When New York began embracing industrial hemp, Luciano's company became one of the first to be licensed for hemp cultivation and processing. He knew that cannabis was coming to New York and thought industrial hemp would be a good precursor once cannabis came to town. 

As New York state legalized cannabis, the state provided an option for local municipalities to opt out of dispensaries or on-site consumption. Luciano had been working with the village board for many years, and, initially, they seemed receptive to cannabis.

Spencer is a small village of about 700 residents with some 2,000 people in the surrounding town.
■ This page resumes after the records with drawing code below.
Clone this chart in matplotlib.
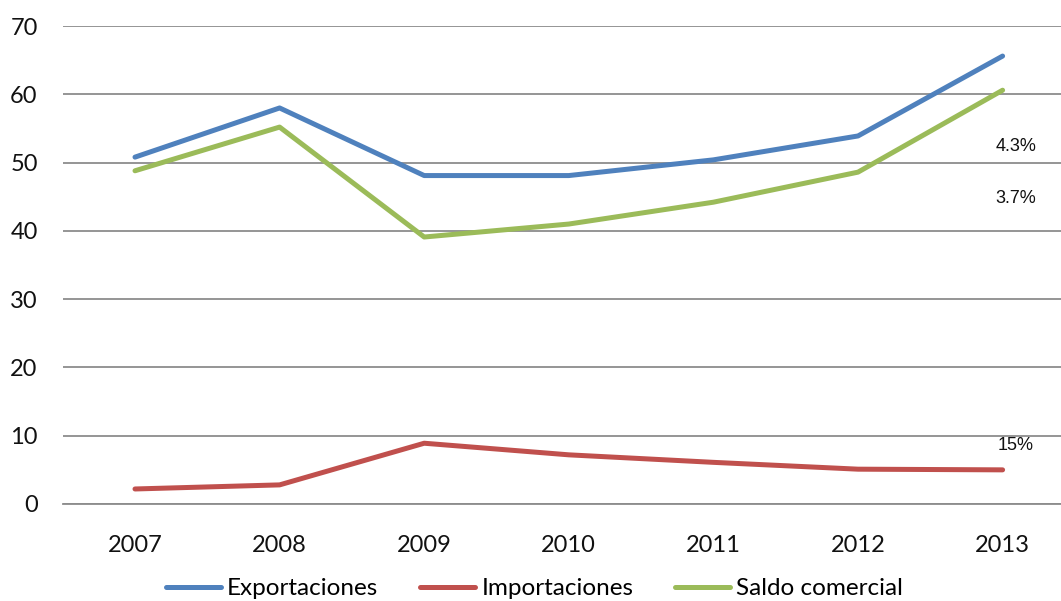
import matplotlib.pyplot as plt

years = ["2007", "2008", "2009", "2010", "2011", "2012", "2013"]
exportaciones = [50.8, 58.0, 48.1, 48.1, 50.4, 53.9, 65.6]
importaciones = [2.2, 2.8, 8.9, 7.2, 6.1, 5.1, 5.0]
saldo_comercial = [48.8, 55.2, 39.1, 41.0, 44.2, 48.6, 60.6]
notes = ["4.3%", "3.7%", "15%"]
note_y = [52.3, 44.8, 8.6]

plt.rcParams["font.family"] = ["Lato", "DejaVu Sans"]

fig = plt.figure(figsize=(10.61, 6.01), dpi=100)
ax = fig.add_axes([0.0591, 0.1614, 0.954, 0.7953])

x = range(len(years))
ax.plot(x, exportaciones, color="#4F81BD", lw=3.6, solid_capstyle="round", label="Exportaciones")
ax.plot(x, importaciones, color="#C0504D", lw=3.6, solid_capstyle="round", label="Importaciones")
ax.plot(x, saldo_comercial, color="#9BBB59", lw=3.6, solid_capstyle="round", label="Saldo comercial")

for txt, yv in zip(notes, note_y):
    ax.text(6.09, yv, txt, ha="center", va="center", fontsize=13,
            family="Liberation Sans", color="#111111")

ax.set_xlim(-0.5, 6.5)
ax.set_ylim(0, 70)
ax.set_yticks(range(0, 71, 10))
ax.set_xticks(list(x))
ax.set_xticklabels(years)
ax.yaxis.grid(True, color="#8c8c8c", lw=1.3)
ax.set_axisbelow(True)
for s in ["top", "right", "left"]:
    ax.spines[s].set_visible(False)
ax.spines["bottom"].set_color("#8c8c8c")
ax.spines["bottom"].set_linewidth(1.3)
ax.tick_params(axis="both", length=0, labelsize=17, colors="#111111")
ax.tick_params(axis="y", pad=18)
ax.tick_params(axis="x", pad=22)

fig.legend(loc="center", bbox_to_anchor=(0.504, 0.02), ncol=3, frameon=False,
           fontsize=17.5, handlelength=2.26, handletextpad=0.25, columnspacing=1.73)

fig.savefig("out.png", dpi=100)
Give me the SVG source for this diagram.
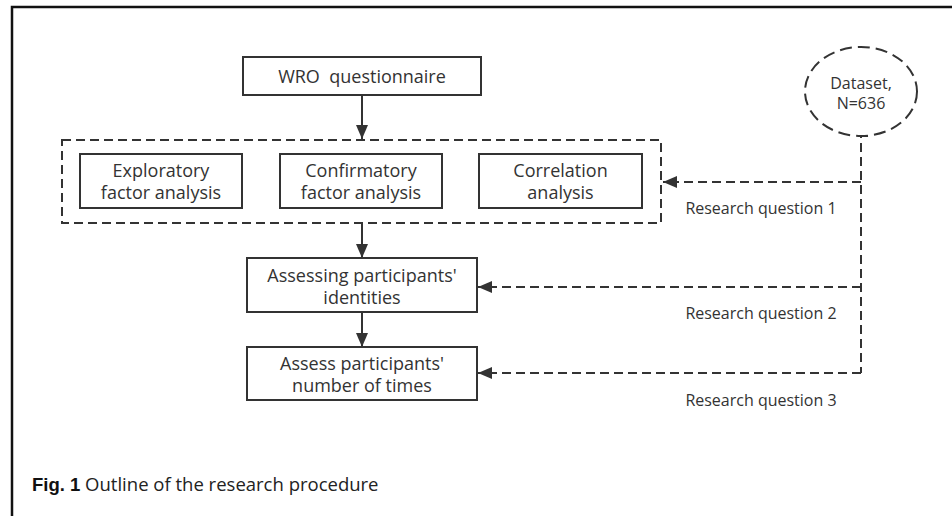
<svg xmlns="http://www.w3.org/2000/svg" width="952" height="516" viewBox="0 0 952 516">
<style>
.box{fill:#fff;stroke:#333;stroke-width:2}
.t{font-family:"Open Sans","Noto Sans",sans-serif;font-size:18px;fill:#333;text-anchor:middle}
.lbl{font-family:"Open Sans","Noto Sans",sans-serif;font-size:16px;fill:#333;text-anchor:middle}
.solid{stroke:#333;stroke-width:2;fill:none}
.dash{stroke:#333;stroke-width:2;fill:none;stroke-dasharray:9 5}
</style>
<defs>
<marker id="ah" viewBox="0 0 14 12" refX="14" refY="6" markerWidth="14" markerHeight="12" markerUnits="userSpaceOnUse" orient="auto">
<path d="M0,0 L14,6 L0,12 Z" fill="#333"/>
</marker>
</defs>
<rect width="952" height="516" fill="#fff"/>
<g id="frame">
<path d="M12,516 V7 H952" stroke="#111" stroke-width="2.5" fill="none"/>
</g>
<g id="connectors">
<line class="solid" x1="362" y1="95" x2="362" y2="139" marker-end="url(#ah)"/>
<line class="solid" x1="362" y1="223" x2="362" y2="258" marker-end="url(#ah)"/>
<line class="solid" x1="362" y1="312" x2="362" y2="347" marker-end="url(#ah)"/>
<path class="dash" d="M868,136 H861 V373"/>
<line class="dash" x1="861" y1="182" x2="663" y2="182" marker-end="url(#ah)"/>
<line class="dash" x1="861" y1="287" x2="478" y2="287" marker-end="url(#ah)"/>
<line class="dash" x1="861" y1="373" x2="478" y2="373" marker-end="url(#ah)"/>
</g>
<g id="wro">
<rect class="box" x="243" y="57" width="238" height="38"/>
<text class="t" x="362" y="82.5" xml:space="preserve">WRO  questionnaire</text>
</g>
<g id="analysis-group">
<rect x="62" y="140" width="599" height="83" fill="none" stroke="#333" stroke-width="2" stroke-dasharray="9 5"/>
</g>
<g id="efa">
<rect class="box" x="80" y="154" width="162" height="54"/>
<text class="t" x="161" y="177">Exploratory</text>
<text class="t" x="161" y="199">factor analysis</text>
</g>
<g id="cfa">
<rect class="box" x="280" y="154" width="162" height="54"/>
<text class="t" x="361" y="177">Confirmatory</text>
<text class="t" x="361" y="199">factor analysis</text>
</g>
<g id="corr">
<rect class="box" x="479" y="154" width="163" height="54"/>
<text class="t" x="560.5" y="177">Correlation</text>
<text class="t" x="560.5" y="199">analysis</text>
</g>
<g id="identities">
<rect class="box" x="247" y="258" width="230" height="54"/>
<text class="t" x="362" y="281.5">Assessing participants'</text>
<text class="t" x="362" y="303.5">identities</text>
</g>
<g id="times">
<rect class="box" x="247" y="347" width="230" height="53"/>
<text class="t" x="362" y="369.5">Assess participants'</text>
<text class="t" x="362" y="391.5">number of times</text>
</g>
<g id="dataset">
<ellipse cx="861" cy="91.5" rx="56" ry="44.5" fill="#fff" stroke="#333" stroke-width="2" stroke-dasharray="12 6"/>
<text class="lbl" x="861" y="89">Dataset,</text>
<text class="lbl" x="861" y="109">N=636</text>
</g>
<g id="labels">
<text class="lbl" x="761" y="213.5">Research question 1</text>
<text class="lbl" x="761" y="318.5">Research question 2</text>
<text class="lbl" x="761" y="405.5">Research question 3</text>
</g>
<g id="caption">
<text x="32" y="491" font-family="'Open Sans','Noto Sans',sans-serif" font-size="18.5" fill="#222"><tspan font-family="'Liberation Sans',Arial,sans-serif" font-weight="bold" fill="#111">Fig. 1</tspan> Outline of the research procedure</text>
</g>
</svg>
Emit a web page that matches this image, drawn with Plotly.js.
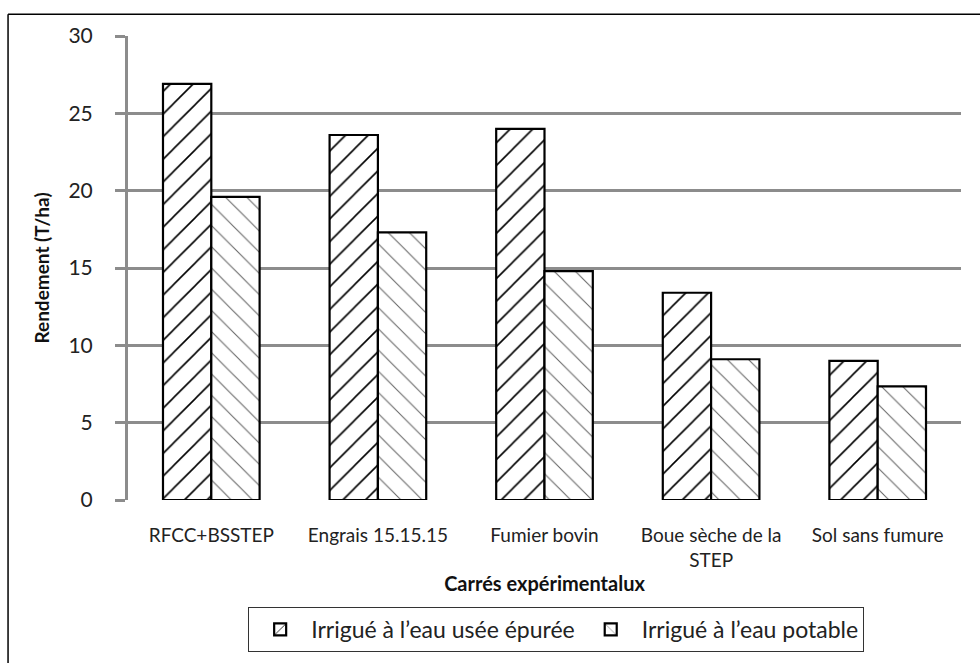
<!DOCTYPE html>
<html>
<head>
<meta charset="utf-8">
<script src="https://cdn.plot.ly/plotly-3.0.1.min.js"></script>
<style>html,body{margin:0;padding:0;background:#fff;}#chart{width:980px;height:663px;}</style>
</head>
<body>
<div id="chart"></div>
<script>
const categories = ["RFCC+BSSTEP", "Engrais 15.15.15", "Fumier bovin", "Boue sèche de la<br>STEP", "Sol sans fumure"];
const seriesNames = ["Irrigué à l’eau usée épurée", "Irrigué à l’eau potable"];
const eauUsee = [26.9, 23.6, 24.0, 13.4, 9.0];
const eauPotable = [19.6, 17.3, 14.8, 9.1, 7.35];
const yTicks = [0, 5, 10, 15, 20, 25, 30];

const FONT = "Lato, Open Sans, sans-serif";

const traces = [
  {
    type: "bar", x: categories, y: eauUsee, name: seriesNames[0],
    marker: {color: "white", line: {color: "black", width: 2.2},
      pattern: {shape: "/", fgcolor: "black", bgcolor: "white", size: 16, solidity: 0.1}}
  },
  {
    type: "bar", x: categories, y: eauPotable, name: seriesNames[1],
    marker: {color: "white", line: {color: "black", width: 2.2},
      pattern: {shape: "\\", fgcolor: "#666", bgcolor: "white", size: 15, solidity: 0.07}}
  }
];

const layout = {
  width: 980, height: 663,
  margin: {l: 128, r: 19, t: 36, b: 162},
  paper_bgcolor: "white", plot_bgcolor: "white",
  barmode: "group", bargap: 0.42, bargroupgap: 0,
  font: {family: FONT, size: 19, color: "#222"},
  xaxis: {
    type: "category", showgrid: false, zeroline: false, ticks: "", showline: false,
    tickfont: {family: FONT, size: 19, color: "#222"},
    ticklabelstandoff: 22,
    title: {text: "<b>Carrés expérimentalux</b>", font: {family: FONT, size: 20, color: "#111"}, standoff: 0}
  },
  yaxis: {
    range: [0, 30], tickvals: yTicks, showgrid: true, gridcolor: "#8c8c8c", gridwidth: 3,
    zeroline: false, showline: true, linecolor: "#8c8c8c", linewidth: 3,
    ticks: "outside", ticklen: 10, tickcolor: "#8c8c8c", tickwidth: 3,
    tickfont: {family: FONT, size: 21, color: "#222"},
    ticklabelstandoff: 18,
    title: {text: "<b>Rendement (T/ha)</b>", font: {family: FONT, size: 19, color: "#111"}, standoff: 14}
  },
  legend: {
    orientation: "h", x: 0.514, xanchor: "center", y: -0.228, yanchor: "top",
    bordercolor: "#333", borderwidth: 1, bgcolor: "white",
    font: {family: FONT, size: 23, color: "#222"}, traceorder: "normal",
    itemwidth: 52
  },
  showlegend: true,
  shapes: [
    {type: "line", xref: "paper", yref: "paper", x0: -0.144, x1: 1.03, y0: 1.047, y1: 1.047, line: {color: "black", width: 1.5}},
    {type: "line", xref: "paper", yref: "paper", x0: -0.144, x1: -0.144, y0: 1.047, y1: -0.36, line: {color: "black", width: 1.5}}
  ]
};

Plotly.newPlot("chart", traces, layout, {displayModeBar: false, staticPlot: true});
</script>
</body>
</html>
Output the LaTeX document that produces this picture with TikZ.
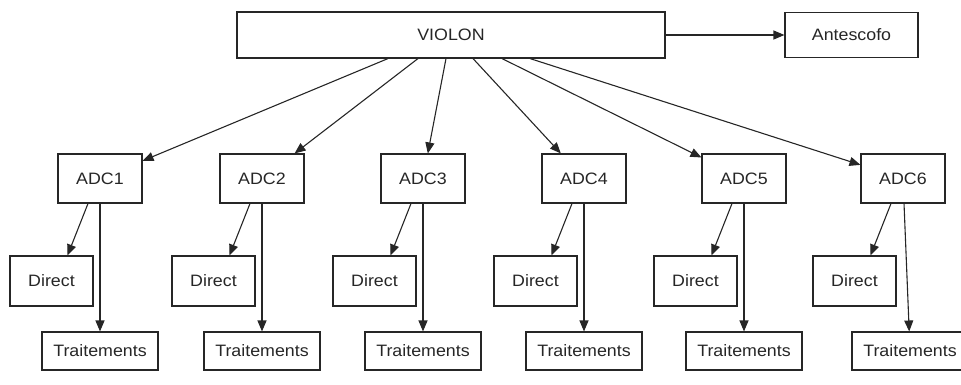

It's centrally located about 20 minutes from Ithaca, NY, and 45 minutes from Binghamton, NY, big college towns. 

In December 2020, the village board threw a curveball and banned cannabis, citing a lack of regulation definition. Luciano had to act fast as he knew voters only had 30 days to petition the decision. 

When Spencer banned dispensaries, Luciano and his partner Nancy Murray thought that decision should be left up to the community, so they went door-to-door in the middle of a New York winter to gather enough signatures to trigger a referendum. On March 15, 2021, the Proposition 1 referendum passed 66-62. 

Beyond the victory in Spencer, Luciano and Murray operate an 18,000-square-foot facility where they process industrial hemp but plan to transition to cannabis. They also live on the property, so the commute is a simple 100-foot walk, but Luciano remains encouraged that he can help create products that benefit public health.